Is it PURE alcohol on top ? Like if (just an example) we put enough salt in some cheap medical solutions or house cleaning etc. that are highly concentrated in alcohol, we can get pure alcohol that we could get and put in some drinks ? Because that could be dangerous if some teens watch this video and try it and get poisoned :/
I got it pure enough to like 90 to 95 percent and it indeed did not taste very good. It did get us drunk with ease though. High percentage alcohol never tastes good anyway.
This is how inmates in prison get alcohol from hand sanitizer. I doubt it settles the other contaminates (fragrances and other Ingredients) but people will drink it anyways. Crazy lol.

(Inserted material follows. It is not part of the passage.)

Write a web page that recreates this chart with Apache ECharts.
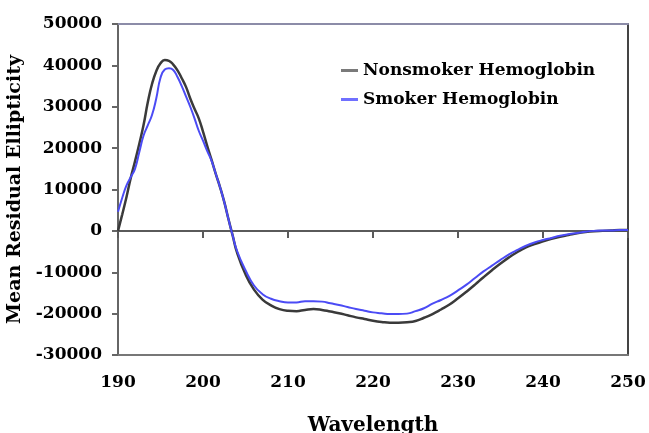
<!DOCTYPE html>
<html><head><meta charset="utf-8">
<script src="https://cdn.jsdelivr.net/npm/echarts@6/dist/echarts.min.js"></script>
<style>html,body{margin:0;padding:0;background:#fff}#c{width:649px;height:433px}</style>
</head><body><div id="c"></div>
<script>
var nonsmokerWl = [190,190.5,191,191.5,192,192.5,193,193.5,194,194.5,195,195.5,196,196.5,197,197.5,198,198.5,199,199.5,200,200.5,201,201.5,202,202.5,203,203.5,204,205,206,207,208,209,210,211,212,213,214,215,216,217,218,219,220,221,222,223,224,225,226,227,228,229,230,231,232,233,234,235,236,237,238,239,240,241,242,243,244,245,246,247,248,249,250];
var nonsmokerVal = [0,4000,8200,12800,16800,21000,25500,31000,35500,38600,40500,41300,41100,40200,38800,36900,34800,32000,29500,27200,24000,20500,17200,13800,10600,7000,2800,-1200,-5200,-10500,-14200,-16600,-18000,-18900,-19300,-19400,-19100,-18900,-19100,-19500,-19900,-20400,-20900,-21300,-21700,-22000,-22200,-22200,-22100,-21800,-21000,-20100,-19000,-17800,-16300,-14700,-13000,-11200,-9500,-7900,-6400,-5100,-4000,-3200,-2500,-1900,-1400,-1000,-600,-300,-100,0,100,200,200];
var smokerWl = nonsmokerWl.slice();
var smokerVal = [4600,8000,11000,13000,15000,19000,23000,25500,28000,32000,37000,39000,39300,38900,37200,35000,32500,30000,27200,24200,21800,19300,17000,13800,10600,7000,2800,-1200,-4800,-9500,-13200,-15300,-16400,-17000,-17300,-17300,-17000,-17000,-17100,-17500,-17900,-18400,-18900,-19300,-19700,-19900,-20100,-20100,-20000,-19400,-18700,-17600,-16700,-15700,-14400,-13000,-11400,-9800,-8400,-7000,-5700,-4600,-3600,-2800,-2200,-1700,-1200,-800,-500,-200,0,100,100,200,200];
var seriesNames = ['Nonsmoker Hemoglobin','Smoker Hemoglobin'];
var xTitle = 'Wavelength';
var yTitle = 'Mean Residual Ellipticity';

function pairs(xs, ys){ return xs.map(function(x,i){return [x, ys[i]];}); }
var font = 'DejaVu Serif';
var plain = function(v){ return String(v); };
var chart = echarts.init(document.getElementById('c'));
chart.setOption({
  animation: false,
  grid: {left:118, right:21, top:24, bottom:78, outerBoundsMode:'none'},
  legend: {
    orient:'vertical', left:336, top:57, itemGap:12, itemWidth:17, itemHeight:3, icon:'rect',
    data: seriesNames,
    textStyle:{fontFamily:font, fontWeight:'bold', fontSize:17, color:'#000'}
  },
  xAxis: [{
    type:'value', min:190, max:250, interval:10, position:'bottom',
    axisLine:{show:true, onZero:false, lineStyle:{color:'#777777', width:2}},
    axisTick:{show:false}, splitLine:{show:false},
    axisLabel:{fontFamily:font, fontWeight:'bold', fontSize:17, color:'#000', margin:19, formatter:plain},
    name:xTitle, nameLocation:'middle', nameGap:61,
    nameTextStyle:{fontFamily:font, fontWeight:'bold', fontSize:20, color:'#000'}
  },{
    type:'value', min:190, max:250, interval:10, position:'top',
    axisLine:{show:true, onZero:true, lineStyle:{color:'#5a5a5a', width:2}},
    axisTick:{show:true, inside:true, length:7, lineStyle:{color:'#5a5a5a', width:2}},
    axisLabel:{show:false}, splitLine:{show:false}
  },{
    type:'value', min:190, max:250, interval:10, position:'top',
    axisLine:{show:true, onZero:false, lineStyle:{color:'#8c8ca8', width:2}},
    axisTick:{show:false}, axisLabel:{show:false}, splitLine:{show:false}
  }],
  yAxis: [{
    type:'value', min:-30000, max:50000, interval:10000, position:'left',
    axisLine:{show:true, onZero:false, lineStyle:{color:'#666666', width:2}},
    axisTick:{show:true, length:6, lineStyle:{color:'#666666', width:2}},
    splitLine:{show:false},
    axisLabel:{fontFamily:font, fontWeight:'bold', fontSize:17, color:'#000', margin:16, formatter:plain},
    name:yTitle, nameLocation:'middle', nameGap:80, nameRotate:90,
    nameTextStyle:{fontFamily:font, fontWeight:'bold', fontSize:19, color:'#000'}
  },{
    type:'value', min:-30000, max:50000, interval:10000, position:'right',
    axisLine:{show:true, onZero:false, lineStyle:{color:'#444444', width:2}},
    axisTick:{show:false}, axisLabel:{show:false}, splitLine:{show:false}
  }],
  series: [{
    name:seriesNames[0], type:'line', smooth:true, showSymbol:false, xAxisIndex:0, yAxisIndex:0,
    data: pairs(nonsmokerWl, nonsmokerVal),
    lineStyle:{color:'#3a3a3a', width:2.5}, itemStyle:{color:'#7a7a7a'}
  },{
    name:seriesNames[1], type:'line', smooth:true, showSymbol:false, xAxisIndex:0, yAxisIndex:0,
    data: pairs(smokerWl, smokerVal),
    lineStyle:{color:'#4b4bf5', width:2}, itemStyle:{color:'#7070ff'}
  }]
});
</script></body></html>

If it phase-separates, sure, the top phase will be stronger than the original vodka. However, there will be salt in that phase too, and not all the alcohol will be in tbat phase.
Wait maybe I'm dumb...he said "the white ones float in alcohol and the blue ones float in water", so why does the white beads sink to the middle when the mixture separates? Isn't the top layer alcohol and bottom layer water?
I think he was a little imprecise in the explanation. My understanding is that both the blue and white beads are heavier than alcohol but lighter than water. However, when they are vigorously mixed, the water-alcohol mixture is at an intermediate density. The white beads are lighter than that mixture and the blue beads are heavier, so initially the white beads float and the blue ones sink. As the alcohol and water separate however, the top layer becomes less dense and the bottom layer becomes more dense, which pushes the beads to the center.